Parity? What an Odd Concept!

What is parity you ask? Parity is a concept used to determine which pixels lie within a polygon, ie. , which pixels should be filled for a given polygon.

The Underlying Principle: Conceptually, the odd parity test entails drawing a line segment from any point that lies outside the polygon to a point P, that we wish to determine whether it is inside or outside of the polygon. Count the number of edges that the line crosses. If the number of polygon edges crossed is odd, then P lies within the polygon. Similarly, if the number of edges is even, then P lies outside of the polygon. There are special ways of counting the edges when the line crosses a vertex. This will be discussed in the alorithm section. Examples of counting parity can be seen in the following demonstration.

Using the Odd Parity Test in the Polygon Fill Algorithm

The odd parity method creates a problem: How do we determine whether a pixel lies outside of the polygon to test for an inside one, if we cannot determine whether one lies within or without of the polygon in the first place?

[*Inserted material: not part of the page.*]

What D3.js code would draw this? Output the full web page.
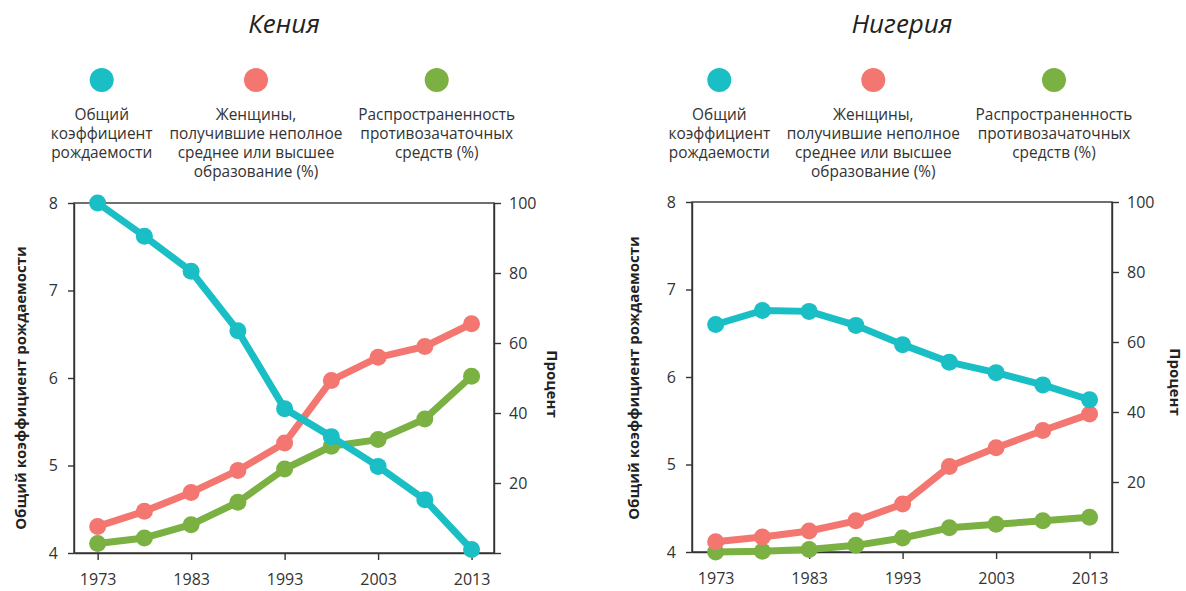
<!DOCTYPE html>
<html>
<head>
<meta charset="utf-8">
<script src="https://cdn.jsdelivr.net/npm/d3@7"></script>
<style>
  body { margin: 0; background: #fff; }
  svg { font-family: "Open Sans", sans-serif; }
  .axis { font-family: "Open Sans", sans-serif; }
  .axis path, .axis line { stroke: #333; stroke-width: 1.4; }
  .axis text { font-size: 16px; fill: #333; font-family: "Open Sans", sans-serif; }
</style>
</head>
<body>
<svg id="chart" width="1186" height="591"></svg>
<script>
const years = [1973, 1978, 1983, 1988, 1993, 1998, 2003, 2008, 2013]
const xTicks = [1973, 1983, 1993, 2003, 2013]
const fertTicks = [4, 5, 6, 7, 8]
const pctTicks = [0, 20, 40, 60, 80, 100]

const countries = ["Кения", "Нигерия"]
const seriesNames = [
  ["Общий", "коэффициент", "рождаемости"],
  ["Женщины,", "получившие неполное", "среднее или высшее", "образование (%)"],
  ["Распространенность", "противозачаточных", "средств (%)"]
]
const colors = ["#1abec5", "#f37770", "#7bb043"]

const kenyaFertility = [8.0, 7.62, 7.22, 6.54, 5.65, 5.33, 4.99, 4.61, 4.04]
const kenyaEducation = [7.6, 11.9, 17.3, 23.6, 31.4, 49.3, 55.9, 59.0, 65.5]
const kenyaContraception = [2.7, 4.3, 8.1, 14.5, 24.0, 30.5, 32.4, 38.3, 50.5]

const nigeriaFertility = [6.60, 6.76, 6.75, 6.59, 6.37, 6.17, 6.05, 5.91, 5.74]
const nigeriaEducation = [2.9, 4.3, 6.0, 8.9, 13.7, 24.4, 29.8, 34.7, 39.4]
const nigeriaContraception = [0.0, 0.2, 0.7, 1.9, 4.0, 6.9, 7.9, 8.9, 9.9]

const svg = d3.select("#chart")
const W = 420, H = 350

const panels = [
  {name: countries[0], left: 74, top: 203, fert: kenyaFertility, edu: kenyaEducation, contra: kenyaContraception,
   legendX: [101.7, 256, 436.7], leftLabel: [-53, 185], rightLabel: [58, 181]},
  {name: countries[1], left: 692, top: 202, fert: nigeriaFertility, edu: nigeriaEducation, contra: nigeriaContraception,
   legendX: [719.3, 873.3, 1054], leftLabel: [-58, 176], rightLabel: [63, 180]}
]

panels.forEach(p => {
  // title
  svg.append("text")
    .attr("x", p.left + W / 2).attr("y", 33)
    .attr("text-anchor", "middle")
    .style("font-size", "26px").style("font-style", "italic").style("fill", "#222")
    .text(p.name)

  // legend
  seriesNames.forEach((lines, i) => {
    svg.append("circle").attr("cx", p.legendX[i]).attr("cy", 80).attr("r", 12).attr("fill", colors[i])
    const t = svg.append("text").attr("text-anchor", "middle")
      .style("font-size", "15.4px").style("fill", "#333")
    lines.forEach((l, j) => {
      t.append("tspan").attr("x", p.legendX[i]).attr("y", 120 + j * 19).text(l)
    })
  })

  const g = svg.append("g").attr("transform", `translate(${p.left},${p.top})`)
  const x = d3.scaleLinear().domain([1970.47, 2015.4]).range([0, W])
  const yL = d3.scaleLinear().domain([4, 8]).range([H, 0])
  const yR = d3.scaleLinear().domain([0, 100]).range([H, 0])

  g.append("rect").attr("width", W).attr("height", H)
    .attr("fill", "none").attr("stroke", "#333").attr("stroke-width", 1.4)

  g.append("g").attr("class", "axis").attr("transform", `translate(0,${H})`)
    .call(d3.axisBottom(x).tickValues(xTicks).tickFormat(d3.format("d")).tickSize(7).tickPadding(14).tickSizeOuter(0))
  g.append("g").attr("class", "axis")
    .call(d3.axisLeft(yL).tickValues(fertTicks).tickFormat(d3.format("d")).tickSize(6).tickPadding(10).tickSizeOuter(0))
  g.append("g").attr("class", "axis").attr("transform", `translate(${W},0)`)
    .call(d3.axisRight(yR).tickValues(pctTicks).tickFormat(d => d === 0 ? "" : d).tickSize(7).tickPadding(8).tickSizeOuter(0))

  g.append("text")
    .attr("transform", `translate(${p.leftLabel[0]},${p.leftLabel[1]}) rotate(-90)`)
    .attr("text-anchor", "middle").attr("dy", "0.35em")
    .style("font-size", "15px").style("font-weight", "bold").style("fill", "#222")
    .text("Общий коэффициент рождаемости")
  g.append("text")
    .attr("transform", `translate(${W + p.rightLabel[0]},${p.rightLabel[1]}) rotate(90)`)
    .attr("text-anchor", "middle").attr("dy", "0.35em")
    .style("font-size", "15px").style("font-weight", "bold").style("fill", "#222")
    .text("Процент")

  const series = [
    {vals: p.fert, y: yL, c: colors[0]},
    {vals: p.edu, y: yR, c: colors[1]},
    {vals: p.contra, y: yR, c: colors[2]}
  ]
  // teal drawn on top, as at the Kenya crossing
  const order = [2, 1, 0]
  order.forEach(k => {
    const s = series[k]
    const pts = years.map((yr, i) => [x(yr), s.y(s.vals[i])])
    g.append("path").attr("d", d3.line()(pts))
      .attr("fill", "none").attr("stroke", s.c).attr("stroke-width", 7).attr("stroke-linejoin", "round")
    g.selectAll(null).data(pts).join("circle")
      .attr("cx", d => d[0]).attr("cy", d => d[1]).attr("r", 8.5).attr("fill", s.c)
  })
})
</script>
</body>
</html>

If we assume our polygon lies entirely within our scene, then the edge of our drawing surface lies outside of the polygon.

Furthermore, it would not be very efficient to check each point on our drawing surface to see if it lies within the polygon and, therefore, needs to be colored.

So, we can take advantage of the fact that for each scan-line we begin with even parity; we have NOT crossed any polygon edges yet. Then as we go from left to right across our scanline, we will continue to have even parity (i.e., will not use the fill color) until we cross the first polygon edge. Now our parity has changed to odd and we will start using the fill color.

How long will we continue to use the fill color? Well, our parity won't change until we cross the next edge. Therefore, we want to color all of the pixels from when we crossed the first edge until we cross the next one. Then the parity will become even again.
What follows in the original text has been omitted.